--- Dataset entries ---
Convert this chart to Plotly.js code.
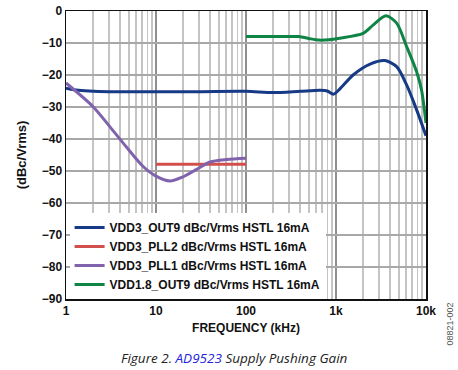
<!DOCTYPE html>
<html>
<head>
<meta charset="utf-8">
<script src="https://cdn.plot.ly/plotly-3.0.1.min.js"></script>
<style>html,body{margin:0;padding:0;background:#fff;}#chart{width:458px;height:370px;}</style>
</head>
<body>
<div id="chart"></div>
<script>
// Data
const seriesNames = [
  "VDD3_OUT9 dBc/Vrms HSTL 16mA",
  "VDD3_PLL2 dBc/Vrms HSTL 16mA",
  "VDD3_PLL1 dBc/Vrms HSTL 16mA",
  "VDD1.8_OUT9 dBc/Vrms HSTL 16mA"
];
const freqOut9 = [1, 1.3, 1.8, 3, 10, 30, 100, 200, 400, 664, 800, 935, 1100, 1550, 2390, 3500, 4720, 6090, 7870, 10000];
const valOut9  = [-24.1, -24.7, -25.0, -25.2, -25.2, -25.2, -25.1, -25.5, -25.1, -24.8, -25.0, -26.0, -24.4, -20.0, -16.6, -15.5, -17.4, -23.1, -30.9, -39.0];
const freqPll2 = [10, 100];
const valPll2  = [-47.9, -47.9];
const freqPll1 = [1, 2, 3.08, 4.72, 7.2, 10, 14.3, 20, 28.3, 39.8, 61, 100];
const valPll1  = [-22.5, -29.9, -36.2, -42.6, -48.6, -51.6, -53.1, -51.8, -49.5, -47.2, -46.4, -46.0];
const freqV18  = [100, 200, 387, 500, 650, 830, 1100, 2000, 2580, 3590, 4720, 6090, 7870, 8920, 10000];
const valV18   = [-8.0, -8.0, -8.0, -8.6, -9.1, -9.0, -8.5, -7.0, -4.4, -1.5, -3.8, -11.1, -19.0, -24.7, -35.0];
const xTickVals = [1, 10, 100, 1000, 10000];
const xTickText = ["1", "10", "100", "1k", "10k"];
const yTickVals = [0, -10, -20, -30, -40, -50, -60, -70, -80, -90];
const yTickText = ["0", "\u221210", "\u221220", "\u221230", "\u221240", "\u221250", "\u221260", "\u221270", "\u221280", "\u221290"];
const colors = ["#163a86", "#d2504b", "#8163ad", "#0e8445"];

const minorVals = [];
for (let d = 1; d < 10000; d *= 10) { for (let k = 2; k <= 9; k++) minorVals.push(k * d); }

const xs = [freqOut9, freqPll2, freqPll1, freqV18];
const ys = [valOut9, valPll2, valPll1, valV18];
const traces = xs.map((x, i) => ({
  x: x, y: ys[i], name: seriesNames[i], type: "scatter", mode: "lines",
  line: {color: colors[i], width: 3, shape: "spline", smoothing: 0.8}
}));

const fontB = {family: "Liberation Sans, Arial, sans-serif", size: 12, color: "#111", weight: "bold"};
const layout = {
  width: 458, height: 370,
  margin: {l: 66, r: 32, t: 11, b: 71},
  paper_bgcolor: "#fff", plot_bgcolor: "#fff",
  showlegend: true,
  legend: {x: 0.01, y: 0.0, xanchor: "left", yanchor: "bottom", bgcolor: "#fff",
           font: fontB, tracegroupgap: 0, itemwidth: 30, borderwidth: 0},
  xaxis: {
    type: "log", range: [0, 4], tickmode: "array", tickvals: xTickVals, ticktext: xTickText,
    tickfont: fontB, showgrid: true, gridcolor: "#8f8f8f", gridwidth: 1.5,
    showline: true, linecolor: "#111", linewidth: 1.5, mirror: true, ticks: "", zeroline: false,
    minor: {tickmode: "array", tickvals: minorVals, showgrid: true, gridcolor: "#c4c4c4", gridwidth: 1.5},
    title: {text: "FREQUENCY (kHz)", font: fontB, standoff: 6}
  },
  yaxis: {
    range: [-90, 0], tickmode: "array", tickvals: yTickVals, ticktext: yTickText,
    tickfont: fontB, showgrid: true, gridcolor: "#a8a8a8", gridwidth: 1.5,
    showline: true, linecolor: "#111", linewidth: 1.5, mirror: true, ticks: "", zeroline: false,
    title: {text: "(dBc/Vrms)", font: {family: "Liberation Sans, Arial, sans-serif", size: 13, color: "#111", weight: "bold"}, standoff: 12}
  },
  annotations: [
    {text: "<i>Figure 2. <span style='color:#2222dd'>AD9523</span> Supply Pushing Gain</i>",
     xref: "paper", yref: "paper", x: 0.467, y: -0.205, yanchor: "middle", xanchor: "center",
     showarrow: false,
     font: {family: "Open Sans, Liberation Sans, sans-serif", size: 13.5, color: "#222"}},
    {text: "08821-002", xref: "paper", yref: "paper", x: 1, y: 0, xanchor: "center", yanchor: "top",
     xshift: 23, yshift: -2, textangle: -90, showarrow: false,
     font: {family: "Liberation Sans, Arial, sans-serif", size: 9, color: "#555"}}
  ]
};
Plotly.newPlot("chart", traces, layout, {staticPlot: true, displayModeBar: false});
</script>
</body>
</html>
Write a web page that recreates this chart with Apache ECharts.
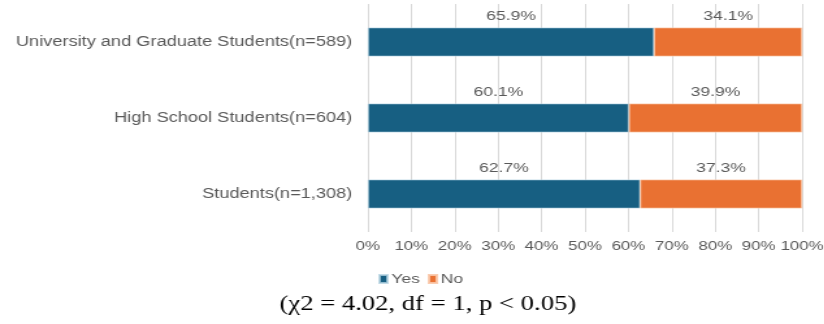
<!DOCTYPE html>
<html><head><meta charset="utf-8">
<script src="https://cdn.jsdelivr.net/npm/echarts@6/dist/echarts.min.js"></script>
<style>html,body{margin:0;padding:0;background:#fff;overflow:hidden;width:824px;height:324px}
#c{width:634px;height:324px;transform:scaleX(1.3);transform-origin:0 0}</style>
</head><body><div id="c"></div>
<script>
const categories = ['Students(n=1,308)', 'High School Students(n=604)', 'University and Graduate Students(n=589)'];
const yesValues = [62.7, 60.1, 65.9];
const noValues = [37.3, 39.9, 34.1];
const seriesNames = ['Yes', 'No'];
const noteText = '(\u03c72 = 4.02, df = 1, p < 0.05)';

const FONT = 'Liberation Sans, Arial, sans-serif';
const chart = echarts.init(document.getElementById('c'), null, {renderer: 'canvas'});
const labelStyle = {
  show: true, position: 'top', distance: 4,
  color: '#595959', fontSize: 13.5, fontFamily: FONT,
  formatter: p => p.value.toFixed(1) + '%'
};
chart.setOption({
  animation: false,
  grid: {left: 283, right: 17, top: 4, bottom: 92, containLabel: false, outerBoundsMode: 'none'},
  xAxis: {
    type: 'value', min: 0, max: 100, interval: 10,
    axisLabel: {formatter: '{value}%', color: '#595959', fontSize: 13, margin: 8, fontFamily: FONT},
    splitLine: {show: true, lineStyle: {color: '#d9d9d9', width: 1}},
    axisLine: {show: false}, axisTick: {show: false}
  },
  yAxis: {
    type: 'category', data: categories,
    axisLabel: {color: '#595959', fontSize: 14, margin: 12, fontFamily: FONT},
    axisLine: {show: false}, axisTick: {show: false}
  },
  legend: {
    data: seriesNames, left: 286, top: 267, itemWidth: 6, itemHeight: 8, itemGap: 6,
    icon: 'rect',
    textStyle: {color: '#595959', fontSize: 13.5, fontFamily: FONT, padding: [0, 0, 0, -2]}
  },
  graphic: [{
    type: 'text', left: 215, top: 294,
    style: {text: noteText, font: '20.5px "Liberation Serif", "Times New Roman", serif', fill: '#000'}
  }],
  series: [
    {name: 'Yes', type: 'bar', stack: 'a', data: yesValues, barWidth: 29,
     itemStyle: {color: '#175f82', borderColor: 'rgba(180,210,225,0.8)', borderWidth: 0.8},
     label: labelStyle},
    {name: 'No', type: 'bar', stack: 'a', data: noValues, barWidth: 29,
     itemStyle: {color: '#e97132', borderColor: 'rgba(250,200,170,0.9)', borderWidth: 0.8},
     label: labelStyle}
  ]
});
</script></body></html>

--- EXERCISE DESCRIPTION ---
Give the lines above again exactly, from the one containing "Write a web" to the one containing "const noteText = '(\u03c72", both included, but leave out the pictures.

--- EXERCISE ANSWER ---
Write a web page that recreates this chart with Apache ECharts.
<!DOCTYPE html>
<html><head><meta charset="utf-8">
<script src="https://cdn.jsdelivr.net/npm/echarts@6/dist/echarts.min.js"></script>
<style>html,body{margin:0;padding:0;background:#fff;overflow:hidden;width:824px;height:324px}
#c{width:634px;height:324px;transform:scaleX(1.3);transform-origin:0 0}</style>
</head><body><div id="c"></div>
<script>
const categories = ['Students(n=1,308)', 'High School Students(n=604)', 'University and Graduate Students(n=589)'];
const yesValues = [62.7, 60.1, 65.9];
const noValues = [37.3, 39.9, 34.1];
const seriesNames = ['Yes', 'No'];
const noteText = '(\u03c72 = 4.02, df = 1, p < 0.05)';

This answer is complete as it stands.